> EXERCISE
Go through the listing below and gather every line with the word "chart".

====== DATASET EXCERPT ======

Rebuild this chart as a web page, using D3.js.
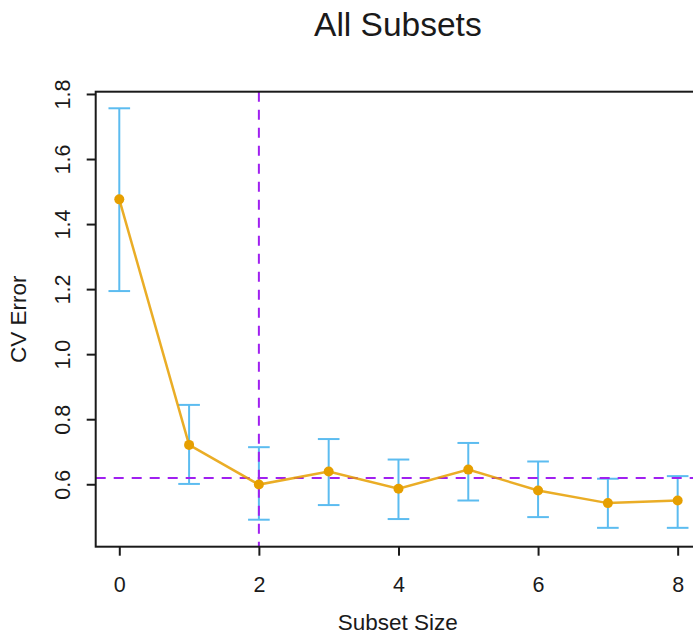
<!DOCTYPE html>
<html>
<head>
<meta charset="utf-8">
<script src="https://cdn.jsdelivr.net/npm/d3@7"></script>
<style>
  html, body { margin: 0; padding: 0; background: #fff; }
  svg { display: block; font-family: "Liberation Sans", Arial, Helvetica, sans-serif; }
</style>
</head>
<body>
<svg id="chart" width="693" height="637"></svg>
<script>
// Cross-validation error by subset size, with one-standard-error bars
const subsetSizes = [0, 1, 2, 3, 4, 5, 6, 7, 8];
const cvError     = [1.476, 0.721, 0.599, 0.639, 0.586, 0.645, 0.581, 0.542, 0.550];
const cvUpper     = [1.756, 0.844, 0.714, 0.739, 0.676, 0.727, 0.670, 0.617, 0.625];
const cvLower     = [1.194, 0.601, 0.491, 0.536, 0.493, 0.550, 0.499, 0.466, 0.466];
const xTicks = [0, 2, 4, 6, 8];
const yTicks = [0.6, 0.8, 1.0, 1.2, 1.4, 1.6, 1.8];
const chosenSize = 2;        // vertical reference line
const oneSeThreshold = 0.619; // horizontal reference line

const svg = d3.select("#chart");

const box = { left: 95.7, right: 700, top: 91.7, bottom: 546.7 };

const x = d3.scaleLinear().domain([-0.338, 8.32]).range([box.left, box.right]);
const y = d3.scaleLinear().domain([0.408, 1.807]).range([box.bottom, box.top]);

const ink = "#1a1a1a";
const blue = "#5CBCF0";
const orange = "#E69F00";
const purple = "#A020F0";
const tickFont = 21.5;
const labelFont = 22.5;

// Title
svg.append("text")
  .attr("x", (box.left + box.right) / 2)
  .attr("y", 36)
  .attr("text-anchor", "middle")
  .attr("font-size", 33.5)
  .attr("fill", ink)
  .text("All Subsets");

// Error bars
const capHalf = 0.155;
const bars = svg.append("g").attr("stroke", blue).attr("stroke-width", 2).attr("fill", "none");
subsetSizes.forEach((s, i) => {
  bars.append("line").attr("x1", x(s)).attr("x2", x(s)).attr("y1", y(cvLower[i])).attr("y2", y(cvUpper[i]));
  bars.append("line").attr("x1", x(s - capHalf)).attr("x2", x(s + capHalf)).attr("y1", y(cvUpper[i])).attr("y2", y(cvUpper[i]));
  bars.append("line").attr("x1", x(s - capHalf)).attr("x2", x(s + capHalf)).attr("y1", y(cvLower[i])).attr("y2", y(cvLower[i]));
});

// Reference lines
svg.append("line")
  .attr("x1", box.left).attr("x2", box.right)
  .attr("y1", y(oneSeThreshold)).attr("y2", y(oneSeThreshold))
  .attr("stroke", purple).attr("stroke-width", 2).attr("stroke-dasharray", "10,8");
svg.append("line")
  .attr("x1", x(chosenSize)).attr("x2", x(chosenSize))
  .attr("y1", box.top).attr("y2", box.bottom)
  .attr("stroke", purple).attr("stroke-width", 2).attr("stroke-dasharray", "10,8");

// CV error line and points
const line = d3.line().x((d, i) => x(subsetSizes[i])).y(d => y(d));
svg.append("path")
  .datum(cvError)
  .attr("d", line)
  .attr("fill", "none")
  .attr("stroke", orange)
  .attr("stroke-opacity", 0.85)
  .attr("stroke-width", 2.5);
svg.append("g").selectAll("circle")
  .data(cvError)
  .join("circle")
  .attr("cx", (d, i) => x(subsetSizes[i]))
  .attr("cy", d => y(d))
  .attr("r", 5)
  .attr("fill", orange);

// Plot box
svg.append("rect")
  .attr("x", box.left).attr("y", box.top)
  .attr("width", box.right - box.left).attr("height", box.bottom - box.top)
  .attr("fill", "none").attr("stroke", ink).attr("stroke-width", 2);

// X axis
const xAxis = svg.append("g")
  .attr("transform", `translate(0,${box.bottom})`)
  .call(d3.axisBottom(x).tickValues(xTicks).tickSize(9).tickSizeOuter(0).tickFormat(d3.format("d")));
xAxis.select(".domain").remove();
xAxis.selectAll(".tick line").attr("stroke", ink).attr("stroke-width", 2);
xAxis.selectAll(".tick text")
  .attr("y", 45).attr("dy", null)
  .attr("font-size", tickFont).attr("fill", ink).attr("font-family", null);

// Y axis
const yAxis = svg.append("g")
  .attr("transform", `translate(${box.left},0)`)
  .call(d3.axisLeft(y).tickValues(yTicks).tickSize(9).tickSizeOuter(0).tickFormat(d3.format(".1f")));
yAxis.select(".domain").remove();
yAxis.selectAll(".tick line").attr("stroke", ink).attr("stroke-width", 2);
yAxis.selectAll(".tick text")
  .attr("transform", "rotate(-90)")
  .attr("x", 0).attr("y", -26).attr("dy", null)
  .attr("text-anchor", "middle")
  .attr("font-size", tickFont).attr("fill", ink).attr("font-family", null);

// Axis titles
svg.append("text")
  .attr("x", (box.left + box.right) / 2)
  .attr("y", 630)
  .attr("text-anchor", "middle")
  .attr("font-size", labelFont)
  .attr("fill", ink)
  .text("Subset Size");
svg.append("text")
  .attr("transform", `translate(26,${(box.top + box.bottom) / 2}) rotate(-90)`)
  .attr("text-anchor", "middle")
  .attr("font-size", labelFont)
  .attr("fill", ink)
  .text("CV Error");
</script>
</body>
</html>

======

> WRITTEN ANSWER
Rebuild this chart as a web page, using D3.js.
<svg id="chart" width="693" height="637"></svg>
const svg = d3.select("#chart");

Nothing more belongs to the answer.